Without a doubt a book that was given to me by the local historian: A translation of Baron Charles von Hügel’s New Holland Journal, written during his visit to Australia from Austria between November 1833—October 1834. One section of it is devoted entirely to the Hunter Valley, the area where I live and set my stories. It was amazing to read his observations at the time. A line in the introduction of von Hügel’s journal sparked The Woman in the Green Dress. It said von Hügel’s journal had been transcribed by an amanuensis, a ghost writer. In a flight of fancy I dreamt up this character, Stefan von Richter, and the story began.
Did you get to go anywhere fun in the course of your research?

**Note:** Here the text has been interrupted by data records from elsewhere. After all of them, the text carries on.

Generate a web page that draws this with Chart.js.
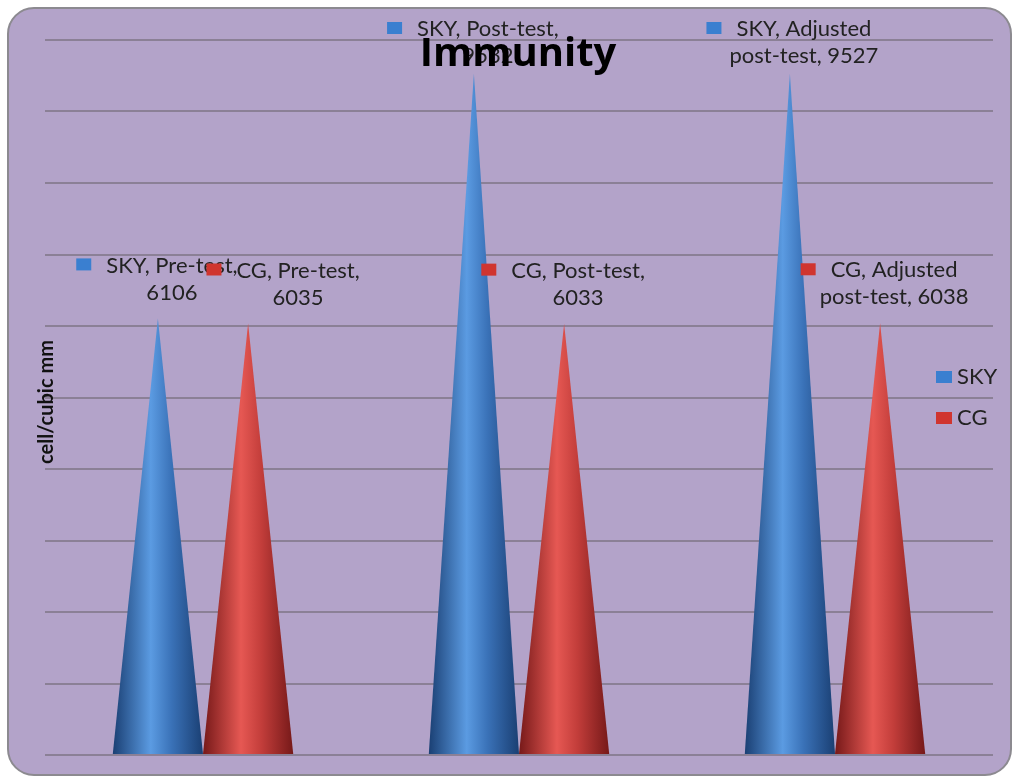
<!DOCTYPE html>
<html>
<head>
<meta charset="utf-8">
<script src="https://cdn.jsdelivr.net/npm/chart.js@4/dist/chart.umd.min.js"></script>
<style>
  html, body { margin: 0; padding: 0; background: #fff; }
  #wrap { width: 1016px; height: 780px; position: relative; }
</style>
</head>
<body>
<div id="wrap"><canvas id="myChart"></canvas></div>
<script>
// chart data
const categories = ["Pre-test", "Post-test", "Adjusted post-test"];
const skyValues = [6106, 9532, 9527];
const cgValues = [6035, 6033, 6038];
const seriesNames = ["SKY", "CG"];
const yTicks = [0, 1000, 2000, 3000, 4000, 5000, 6000, 7000, 8000, 9000, 10000];

const FONT = "Lato, 'Open Sans', sans-serif";
const coneColors = [
  { dark: "#1a3f73", light: "#5b9be2", mid: "#3a72b8", key: "#3a7fd0" },
  { dark: "#761919", light: "#e65853", mid: "#c23d3a", key: "#d0352f" }
];

// box, border, title, axis title
const framePlugin = {
  id: "frame",
  beforeDraw(chart) {
    const ctx = chart.ctx;
    ctx.save();
    ctx.fillStyle = "#fff";
    ctx.fillRect(0, 0, chart.width, chart.height);
    ctx.beginPath();
    ctx.roundRect(8, 8, 1003, 767, 26);
    ctx.fillStyle = "#b3a3c9";
    ctx.fill();
    ctx.lineWidth = 2;
    ctx.strokeStyle = "#8c8a90";
    ctx.stroke();
    ctx.restore();
  },
  afterDraw(chart) {
    const ctx = chart.ctx;
    ctx.save();
    // y axis title
    ctx.translate(47, 402);
    ctx.rotate(-Math.PI / 2);
    ctx.fillStyle = "#111";
    ctx.font = "bold 20px " + FONT;
    ctx.textAlign = "center";
    ctx.textBaseline = "middle";
    ctx.fillText("cell/cubic mm", 0, 0);
    ctx.restore();

    // legend (overlaid on the plot, right side)
    ctx.save();
    ctx.font = "22px " + FONT;
    ctx.textBaseline = "middle";
    chart.data.datasets.forEach((ds, i) => {
      const y = 377 + i * 41;
      ctx.fillStyle = coneColors[i].key;
      ctx.fillRect(936, y - 6, 16, 12);
      ctx.fillStyle = "#222";
      ctx.fillText(ds.label, 957, y);
    });
    ctx.restore();

    // title drawn on top of the labels, as in the original
    ctx.save();
    ctx.fillStyle = "#000";
    ctx.font = "bold 40px 'Open Sans', sans-serif";
    ctx.textAlign = "center";
    ctx.textBaseline = "alphabetic";
    ctx.fillText("Immunity", 518, 66);
    ctx.restore();
  }
};

function wrapText(ctx, text, maxW) {
  const words = text.split(" ");
  const lines = [];
  let cur = "";
  words.forEach(w => {
    const test = cur ? cur + " " + w : w;
    if (ctx.measureText(test).width > maxW && cur) {
      lines.push(cur);
      cur = w;
    } else {
      cur = test;
    }
  });
  if (cur) lines.push(cur);
  return lines;
}

// draw each bar as a shaded cone, then its data label
const conePlugin = {
  id: "cones",
  afterDatasetsDraw(chart) {
    const ctx = chart.ctx;
    chart.data.datasets.forEach((ds, di) => {
      const meta = chart.getDatasetMeta(di);
      const c = coneColors[di];
      meta.data.forEach(bar => {
        const { x, y, base, width } = bar.getProps(["x", "y", "base", "width"], true);
        const l = x - width / 2, r = x + width / 2;
        const g = ctx.createLinearGradient(l, 0, r, 0);
        g.addColorStop(0, c.dark);
        g.addColorStop(0.42, c.light);
        g.addColorStop(0.65, c.mid);
        g.addColorStop(1, c.dark);
        ctx.save();
        ctx.beginPath();
        ctx.moveTo(l, base);
        ctx.lineTo(x, y);
        ctx.lineTo(r, base);
        ctx.closePath();
        ctx.fillStyle = g;
        ctx.fill();
        ctx.restore();
      });
    });

    // data labels
    ctx.save();
    ctx.font = "22px " + FONT;
    ctx.textAlign = "center";
    ctx.textBaseline = "middle";
    chart.data.datasets.forEach((ds, di) => {
      const meta = chart.getDatasetMeta(di);
      meta.data.forEach((bar, i) => {
        const text = ds.label + ", " + categories[i] + ", " + ds.data[i];
        const lines = wrapText(ctx, text, 165);
        const nudge = (di === 1 && i === 0) ? 36 : 0;
        const cx = bar.x + 14 + nudge;
        const lastY = Math.max(bar.y - 26, 56);
        const firstY = lastY - 27 * (lines.length - 1);
        const w0 = ctx.measureText(lines[0]).width;
        ctx.fillStyle = coneColors[di].key;
        ctx.fillRect(cx - w0 / 2 - 30, firstY - 7, 15, 12);
        ctx.fillStyle = "#222";
        lines.forEach((ln, k) => ctx.fillText(ln, cx, firstY + k * 27));
      });
    });
    ctx.restore();
  }
};

const chart = new Chart(document.getElementById("myChart"), {
  type: "bar",
  data: {
    labels: categories,
    datasets: [
      { label: seriesNames[0], data: skyValues, backgroundColor: "rgba(0,0,0,0)" },
      { label: seriesNames[1], data: cgValues, backgroundColor: "rgba(0,0,0,0)" }
    ]
  },
  options: {
    responsive: true,
    maintainAspectRatio: false,
    animation: false,
    categoryPercentage: 0.571,
    barPercentage: 1.0,
    layout: { padding: { left: 45, right: 23, top: 40, bottom: 25 } },
    plugins: {
      legend: { display: false },
      title: { display: false },
      tooltip: { enabled: false }
    },
    scales: {
      x: { display: false },
      y: {
        min: yTicks[0],
        max: yTicks[yTicks.length - 1],
        afterBuildTicks: axis => { axis.ticks = yTicks.map(v => ({ value: v })); },
        ticks: { display: false },
        border: { display: false },
        grid: { color: "#8b8096", lineWidth: 2, drawTicks: false }
      }
    }
  },
  plugins: [framePlugin, conePlugin]
});
</script>
</body>
</html>
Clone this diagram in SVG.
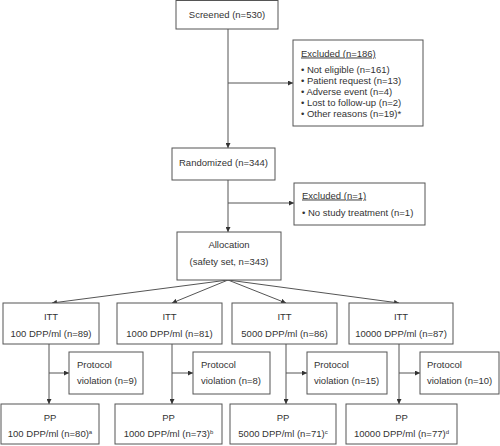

All of my books are set in the Hunter Valley of NSW, in Australia, an area bound by the Hunter, Hawkesbury and MacDonald rivers, and I spent a lot of time wandering the paths von Hügel took. Some you can drive today; others required a lot of hiking. I took several boat trips rediscovering the Hawkesbury River and the small riverside villages mentioned in the story and camped at Mogo Creek, where Della’s story begins. And of course I wandered the streets of Sydney. Many of the original buildings are still standing, but sadly Tost & Rohu’s shop on which I based The Curio Shop of Wonders is no more.
Did you learn anything in your research that surprised you?
I’ve been fascinated for some time by the prominent part women played in Sydney business in the nineteenth century. Jane Catharine Tost and, her daughter, Ada Jane Rohu, are two such women. They owned the taxidermy shop Tost & Rohu at 605 George Street, Sydney. Their customers included museums and scientific collectors as well as middle-class householders shopping for interior decor and fashion items. They won many awards for their work at International Exhibitions in London, Paris and New York. Known as ‘the queerest shop in Australia’, their business supplied the Australian Museum with many important specimens and boasted ‘the largest collection of genuine Native Implements’.